Set problem
Below is a listing to write out in full, exactly as given, without its pictures.
>> BEGIN
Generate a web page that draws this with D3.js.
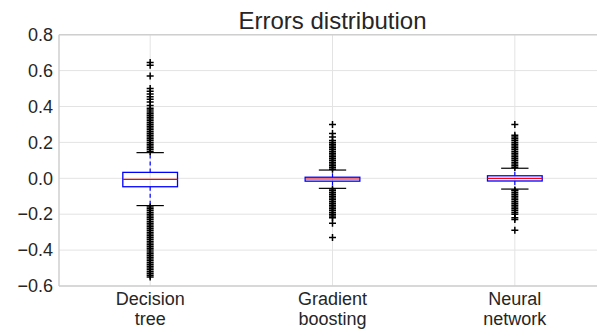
<!DOCTYPE html>
<html>
<head>
<meta charset="utf-8">
<script src="https://cdn.jsdelivr.net/npm/d3@7"></script>
<style>
  body { margin: 0; background: #fff; }
  svg { display: block; font-family: "Liberation Sans", Arial, sans-serif; }
</style>
</head>
<body>
<svg id="chart" width="597" height="330"></svg>
<script>
// categories and box statistics
const categories = [['Decision', 'tree'], ['Gradient', 'boosting'], ['Neural', 'network']];
const q1 = [-0.047, -0.016, -0.015];
const medians = [-0.006, -0.004, 0.0];
const q3 = [0.033, 0.006, 0.014];
const whiskerLow = [-0.152, -0.056, -0.060];
const whiskerHigh = [0.143, 0.046, 0.056];

// flier values (outliers beyond the whiskers)
const fliersDT = [
  0.15, 0.16, 0.17, 0.18, 0.19, 0.20, 0.21, 0.22, 0.23, 0.24, 0.25, 0.26, 0.27, 0.28,
  0.29, 0.30, 0.31, 0.32, 0.33, 0.34, 0.35, 0.36, 0.37, 0.38, 0.39, 0.405, 0.425,
  0.44, 0.455, 0.47, 0.485, 0.50, 0.57, 0.63, 0.645,
  -0.16, -0.17, -0.18, -0.19, -0.20, -0.21, -0.22, -0.23, -0.24, -0.25, -0.26, -0.27,
  -0.28, -0.29, -0.30, -0.31, -0.32, -0.33, -0.34, -0.35, -0.36, -0.37, -0.38, -0.39,
  -0.40, -0.41, -0.42, -0.43, -0.44, -0.45, -0.46, -0.47, -0.48, -0.49, -0.50, -0.51,
  -0.52, -0.53, -0.54, -0.55
];
const fliersGB = [
  0.05, 0.06, 0.07, 0.08, 0.09, 0.10, 0.11, 0.12, 0.13, 0.14, 0.15, 0.16, 0.17, 0.18,
  0.19, 0.20, 0.21, 0.23, 0.25, 0.30,
  -0.06, -0.07, -0.08, -0.09, -0.10, -0.11, -0.12, -0.13, -0.14, -0.15, -0.16, -0.17,
  -0.18, -0.19, -0.20, -0.21, -0.22, -0.25, -0.33
];
const fliersNN = [
  0.06, 0.07, 0.08, 0.09, 0.10, 0.11, 0.12, 0.13, 0.14, 0.15, 0.16, 0.17, 0.18, 0.19,
  0.20, 0.21, 0.22, 0.23, 0.24, 0.30,
  -0.065, -0.07, -0.08, -0.09, -0.10, -0.11, -0.12, -0.13, -0.14, -0.15, -0.16, -0.17,
  -0.18, -0.19, -0.20, -0.22, -0.23, -0.29
];
const fliers = [fliersDT, fliersGB, fliersNN];
const yTicks = [-0.6, -0.4, -0.2, 0.0, 0.2, 0.4, 0.6, 0.8];
const title = 'Errors distribution';

const width = 597, height = 330;
const margin = { top: 34.7, left: 59, bottom: 286 };

const svg = d3.select('#chart');

// positions 1..3, xlim 0.5..3.5 (right side is cropped by the image)
const x = d3.scaleLinear().domain([0.5, 3.5]).range([margin.left, 606]);
const y = d3.scaleLinear().domain([-0.6, 0.8]).range([margin.bottom, margin.top]);
const boxW = x(1.15) - x(0.85);

// grid
svg.append('g')
  .selectAll('line')
  .data(yTicks)
  .join('line')
  .attr('x1', margin.left).attr('x2', width)
  .attr('y1', d => y(d)).attr('y2', d => y(d))
  .attr('stroke', '#e3e3e3').attr('stroke-width', 1);

svg.append('g')
  .selectAll('line')
  .data(categories)
  .join('line')
  .attr('x1', (d, i) => x(i + 1)).attr('x2', (d, i) => x(i + 1))
  .attr('y1', margin.top).attr('y2', margin.bottom)
  .attr('stroke', '#e3e3e3').attr('stroke-width', 1);

// y axis labels
const yAxis = d3.axisLeft(y).tickValues(yTicks).tickSize(0).tickPadding(6)
  .tickFormat(d => d3.format('.1f')(d).replace('-', '\u2212'));
const yAxisG = svg.append('g')
  .attr('transform', `translate(${margin.left},0)`)
  .call(yAxis);
yAxisG.select('.domain').remove();
yAxisG.selectAll('text')
  .attr('font-size', 18)
  .attr('font-family', '"Liberation Sans", Arial, sans-serif')
  .attr('fill', '#262626');

// spines
svg.append('line')
  .attr('x1', margin.left).attr('x2', margin.left)
  .attr('y1', margin.top).attr('y2', margin.bottom)
  .attr('stroke', '#cfcfcf').attr('stroke-width', 1.5);
svg.append('line')
  .attr('x1', margin.left).attr('x2', width)
  .attr('y1', margin.top).attr('y2', margin.top)
  .attr('stroke', '#cfcfcf').attr('stroke-width', 1.5);
svg.append('line')
  .attr('x1', margin.left).attr('x2', width)
  .attr('y1', margin.bottom).attr('y2', margin.bottom)
  .attr('stroke', '#cfcfcf').attr('stroke-width', 1.5);

// category labels
const catG = svg.append('g');
categories.forEach((lines, i) => {
  catG.append('text')
    .attr('x', x(i + 1))
    .attr('y', 305)
    .attr('text-anchor', 'middle')
    .attr('font-size', 18)
    .attr('fill', '#262626')
    .selectAll('tspan')
    .data(lines)
    .join('tspan')
    .attr('x', x(i + 1))
    .attr('dy', (d, j) => j === 0 ? 0 : 20)
    .text(d => d);
});

// boxes
const boxes = svg.append('g');
categories.forEach((c, i) => {
  const cx = x(i + 1);
  const g = boxes.append('g');

  // whiskers
  g.append('line')
    .attr('x1', cx).attr('x2', cx)
    .attr('y1', y(q3[i])).attr('y2', y(whiskerHigh[i]))
    .attr('stroke', '#0000ff').attr('stroke-width', 1.2)
    .attr('stroke-dasharray', '4,3');
  g.append('line')
    .attr('x1', cx).attr('x2', cx)
    .attr('y1', y(q1[i])).attr('y2', y(whiskerLow[i]))
    .attr('stroke', '#0000ff').attr('stroke-width', 1.2)
    .attr('stroke-dasharray', '4,3');

  // fliers
  g.append('g')
    .selectAll('path')
    .data(fliers[i])
    .join('path')
    .attr('transform', d => `translate(${cx},${y(d)})`)
    .attr('d', 'M-3.5,0H3.5M0,-3.5V3.5')
    .attr('stroke', '#000').attr('stroke-width', 1.5)
    .attr('fill', 'none');

  // caps
  [whiskerLow[i], whiskerHigh[i]].forEach(v => {
    g.append('line')
      .attr('x1', cx - boxW / 4).attr('x2', cx + boxW / 4)
      .attr('y1', y(v)).attr('y2', y(v))
      .attr('stroke', '#000').attr('stroke-width', 1.2);
  });

  // box
  g.append('rect')
    .attr('x', cx - boxW / 2)
    .attr('y', y(q3[i]))
    .attr('width', boxW)
    .attr('height', y(q1[i]) - y(q3[i]))
    .attr('fill', 'none')
    .attr('stroke', '#0000ff').attr('stroke-width', 1.3);

  // median
  g.append('line')
    .attr('x1', cx - boxW / 2).attr('x2', cx + boxW / 2)
    .attr('y1', y(medians[i])).attr('y2', y(medians[i]))
    .attr('stroke', '#ff0000').attr('stroke-width', 1.2);
});

// title
svg.append('text')
  .attr('x', (x(0.5) + x(3.5)) / 2)
  .attr('y', 29)
  .attr('text-anchor', 'middle')
  .attr('font-size', 24)
  .attr('fill', '#262626')
  .text(title);
</script>
</body>
</html>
>> END
Correct response
Generate a web page that draws this with D3.js.
<!DOCTYPE html>
<html>
<head>
<meta charset="utf-8">
<script src="https://cdn.jsdelivr.net/npm/d3@7"></script>
<style>
  body { margin: 0; background: #fff; }
  svg { display: block; font-family: "Liberation Sans", Arial, sans-serif; }
</style>
</head>
<body>
<svg id="chart" width="597" height="330"></svg>
<script>
// categories and box statistics
const categories = [['Decision', 'tree'], ['Gradient', 'boosting'], ['Neural', 'network']];
const q1 = [-0.047, -0.016, -0.015];
const medians = [-0.006, -0.004, 0.0];
const q3 = [0.033, 0.006, 0.014];
const whiskerLow = [-0.152, -0.056, -0.060];
const whiskerHigh = [0.143, 0.046, 0.056];

// flier values (outliers beyond the whiskers)
const fliersDT = [
  0.15, 0.16, 0.17, 0.18, 0.19, 0.20, 0.21, 0.22, 0.23, 0.24, 0.25, 0.26, 0.27, 0.28,
  0.29, 0.30, 0.31, 0.32, 0.33, 0.34, 0.35, 0.36, 0.37, 0.38, 0.39, 0.405, 0.425,
  0.44, 0.455, 0.47, 0.485, 0.50, 0.57, 0.63, 0.645,
  -0.16, -0.17, -0.18, -0.19, -0.20, -0.21, -0.22, -0.23, -0.24, -0.25, -0.26, -0.27,
  -0.28, -0.29, -0.30, -0.31, -0.32, -0.33, -0.34, -0.35, -0.36, -0.37, -0.38, -0.39,
  -0.40, -0.41, -0.42, -0.43, -0.44, -0.45, -0.46, -0.47, -0.48, -0.49, -0.50, -0.51,
  -0.52, -0.53, -0.54, -0.55
];
const fliersGB = [
  0.05, 0.06, 0.07, 0.08, 0.09, 0.10, 0.11, 0.12, 0.13, 0.14, 0.15, 0.16, 0.17, 0.18,
  0.19, 0.20, 0.21, 0.23, 0.25, 0.30,
  -0.06, -0.07, -0.08, -0.09, -0.10, -0.11, -0.12, -0.13, -0.14, -0.15, -0.16, -0.17,
  -0.18, -0.19, -0.20, -0.21, -0.22, -0.25, -0.33
];
const fliersNN = [
  0.06, 0.07, 0.08, 0.09, 0.10, 0.11, 0.12, 0.13, 0.14, 0.15, 0.16, 0.17, 0.18, 0.19,
  0.20, 0.21, 0.22, 0.23, 0.24, 0.30,
  -0.065, -0.07, -0.08, -0.09, -0.10, -0.11, -0.12, -0.13, -0.14, -0.15, -0.16, -0.17,
  -0.18, -0.19, -0.20, -0.22, -0.23, -0.29
];
const fliers = [fliersDT, fliersGB, fliersNN];
const yTicks = [-0.6, -0.4, -0.2, 0.0, 0.2, 0.4, 0.6, 0.8];
const title = 'Errors distribution';

const width = 597, height = 330;
const margin = { top: 34.7, left: 59, bottom: 286 };

const svg = d3.select('#chart');

// positions 1..3, xlim 0.5..3.5 (right side is cropped by the image)
const x = d3.scaleLinear().domain([0.5, 3.5]).range([margin.left, 606]);
const y = d3.scaleLinear().domain([-0.6, 0.8]).range([margin.bottom, margin.top]);
const boxW = x(1.15) - x(0.85);

// grid
svg.append('g')
  .selectAll('line')
  .data(yTicks)
  .join('line')
  .attr('x1', margin.left).attr('x2', width)
  .attr('y1', d => y(d)).attr('y2', d => y(d))
  .attr('stroke', '#e3e3e3').attr('stroke-width', 1);

svg.append('g')
  .selectAll('line')
  .data(categories)
  .join('line')
  .attr('x1', (d, i) => x(i + 1)).attr('x2', (d, i) => x(i + 1))
  .attr('y1', margin.top).attr('y2', margin.bottom)
  .attr('stroke', '#e3e3e3').attr('stroke-width', 1);

// y axis labels
const yAxis = d3.axisLeft(y).tickValues(yTicks).tickSize(0).tickPadding(6)
  .tickFormat(d => d3.format('.1f')(d).replace('-', '\u2212'));
const yAxisG = svg.append('g')
  .attr('transform', `translate(${margin.left},0)`)
  .call(yAxis);
yAxisG.select('.domain').remove();
yAxisG.selectAll('text')
  .attr('font-size', 18)
  .attr('font-family', '"Liberation Sans", Arial, sans-serif')
  .attr('fill', '#262626');

// spines
svg.append('line')
  .attr('x1', margin.left).attr('x2', margin.left)
  .attr('y1', margin.top).attr('y2', margin.bottom)
  .attr('stroke', '#cfcfcf').attr('stroke-width', 1.5);
svg.append('line')
  .attr('x1', margin.left).attr('x2', width)
  .attr('y1', margin.top).attr('y2', margin.top)
  .attr('stroke', '#cfcfcf').attr('stroke-width', 1.5);
svg.append('line')
  .attr('x1', margin.left).attr('x2', width)
  .attr('y1', margin.bottom).attr('y2', margin.bottom)
  .attr('stroke', '#cfcfcf').attr('stroke-width', 1.5);

// category labels
const catG = svg.append('g');
categories.forEach((lines, i) => {
  catG.append('text')
    .attr('x', x(i + 1))
    .attr('y', 305)
    .attr('text-anchor', 'middle')
    .attr('font-size', 18)
    .attr('fill', '#262626')
    .selectAll('tspan')
    .data(lines)
    .join('tspan')
    .attr('x', x(i + 1))
    .attr('dy', (d, j) => j === 0 ? 0 : 20)
    .text(d => d);
});

// boxes
const boxes = svg.append('g');
categories.forEach((c, i) => {
  const cx = x(i + 1);
  const g = boxes.append('g');

  // whiskers
  g.append('line')
    .attr('x1', cx).attr('x2', cx)
    .attr('y1', y(q3[i])).attr('y2', y(whiskerHigh[i]))
    .attr('stroke', '#0000ff').attr('stroke-width', 1.2)
    .attr('stroke-dasharray', '4,3');
  g.append('line')
    .attr('x1', cx).attr('x2', cx)
    .attr('y1', y(q1[i])).attr('y2', y(whiskerLow[i]))
    .attr('stroke', '#0000ff').attr('stroke-width', 1.2)
    .attr('stroke-dasharray', '4,3');

  // fliers
  g.append('g')
    .selectAll('path')
    .data(fliers[i])
    .join('path')
    .attr('transform', d => `translate(${cx},${y(d)})`)
    .attr('d', 'M-3.5,0H3.5M0,-3.5V3.5')
    .attr('stroke', '#000').attr('stroke-width', 1.5)
    .attr('fill', 'none');

  // caps
  [whiskerLow[i], whiskerHigh[i]].forEach(v => {
    g.append('line')
      .attr('x1', cx - boxW / 4).attr('x2', cx + boxW / 4)
      .attr('y1', y(v)).attr('y2', y(v))
      .attr('stroke', '#000').attr('stroke-width', 1.2);
  });

  // box
  g.append('rect')
    .attr('x', cx - boxW / 2)
    .attr('y', y(q3[i]))
    .attr('width', boxW)
    .attr('height', y(q1[i]) - y(q3[i]))
    .attr('fill', 'none')
    .attr('stroke', '#0000ff').attr('stroke-width', 1.3);

  // median
  g.append('line')
    .attr('x1', cx - boxW / 2).attr('x2', cx + boxW / 2)
    .attr('y1', y(medians[i])).attr('y2', y(medians[i]))
    .attr('stroke', '#ff0000').attr('stroke-width', 1.2);
});

// title
svg.append('text')
  .attr('x', (x(0.5) + x(3.5)) / 2)
  .attr('y', 29)
  .attr('text-anchor', 'middle')
  .attr('font-size', 24)
  .attr('fill', '#262626')
  .text(title);
</script>
</body>
</html>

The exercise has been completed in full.